AQ data derived from EO Satellites complements in-situ and modelled data adding value to the spatial coverage, spatial resolution and accuracy.
Sentinel 5P sees NO2 over Europe on 22 Nov 2017 (credit KNMI/ESA)
Current Status
SMEETH prototype combines medical records with air pollution parameters (PM2.5, PM10, NO2 and ozone) and climate variables including wind speed, relative humidity, temperature and precipitation in a GIS environment. At the conclusion of the activity, SMEETH is capable to produce daily and monthly maps of AQ and climate data (GeoTIFF format with 3 km spatial resolution) over a given region and ingest medical records from DHIMS2.

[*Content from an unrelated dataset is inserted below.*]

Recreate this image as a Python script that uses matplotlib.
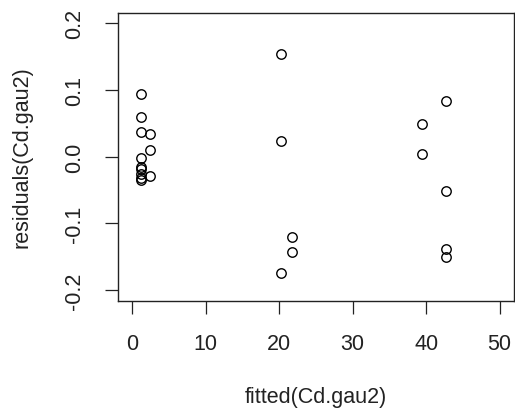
import matplotlib
matplotlib.use("Agg")
import matplotlib.pyplot as plt

# fitted values and residuals
fitted = [1.18, 1.18, 1.18, 2.35, 2.35, 1.18, 1.18, 1.18, 1.18, 2.35, 1.18, 1.18,
          20.2, 20.2, 21.8, 21.8, 20.2,
          39.4, 39.4, 42.7, 42.7, 42.7, 42.7]
resid = [0.0935, 0.0597, 0.0365, 0.0340, 0.0105, -0.0018, -0.0155, -0.0190, -0.0260, -0.0295, -0.0320, -0.0350,
         0.154, 0.0236, -0.121, -0.143, -0.174,
         0.0486, 0.0045, 0.083, -0.051, -0.138, -0.151]
xticks = [0, 10, 20, 30, 40, 50]
yticks = [-0.2, -0.1, 0.0, 0.1, 0.2]
ytick_labels = ["-0.2", "-0.1", "0.0", "0.1", "0.2"]

plt.rcParams["font.family"] = ["Liberation Sans", "DejaVu Sans"]
W, H = 515, 414
fig = plt.figure(figsize=(W / 100, H / 100), dpi=100)
ax = fig.add_axes([117.7 / W, 1 - 301.7 / H, (514.3 - 117.7) / W, (301.7 - 13.5) / H])

ax.plot(fitted, resid, "o", mfc="none", mec="black", ms=6.8, mew=1.0, ls="none")
ax.set_xlim(-2, 52)
ax.set_ylim(-0.216, 0.216)

ax.set_xticks(xticks)
ax.set_yticks(yticks)
ax.set_yticklabels(ytick_labels, rotation=90, va="center")
ax.tick_params(direction="out", length=9.5, width=0.9, labelsize=15.5, color="#222222",
               labelcolor="#222222")
ax.tick_params(axis="x", pad=14)
ax.tick_params(axis="y", pad=14)
for s in ax.spines.values():
    s.set_linewidth(1.0)
    s.set_color("#222222")

fig.text(316 / W, 1 - 398 / H, "fitted(Cd.gau2)", ha="center", va="center",
         fontsize=15.5, color="#222222")
fig.text(21.7 / W, 1 - 157.6 / H, "residuals(Cd.gau2)", ha="center", va="center",
         rotation=90, fontsize=15.5, color="#222222")

fig.savefig("out.png", dpi=100, facecolor="white")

During the consultations with representatives of African Health services, the end users emphasized their interest in the development of SMEETH as an early warning system and their willingness to co-develop the application. Decision-makers and resource managers request service to support them towards effective epidemic control and definition of prevention campaigns. In particular to monitor, control and mitigate the meningitis outbreaks. The project ended on the 03/07/2019.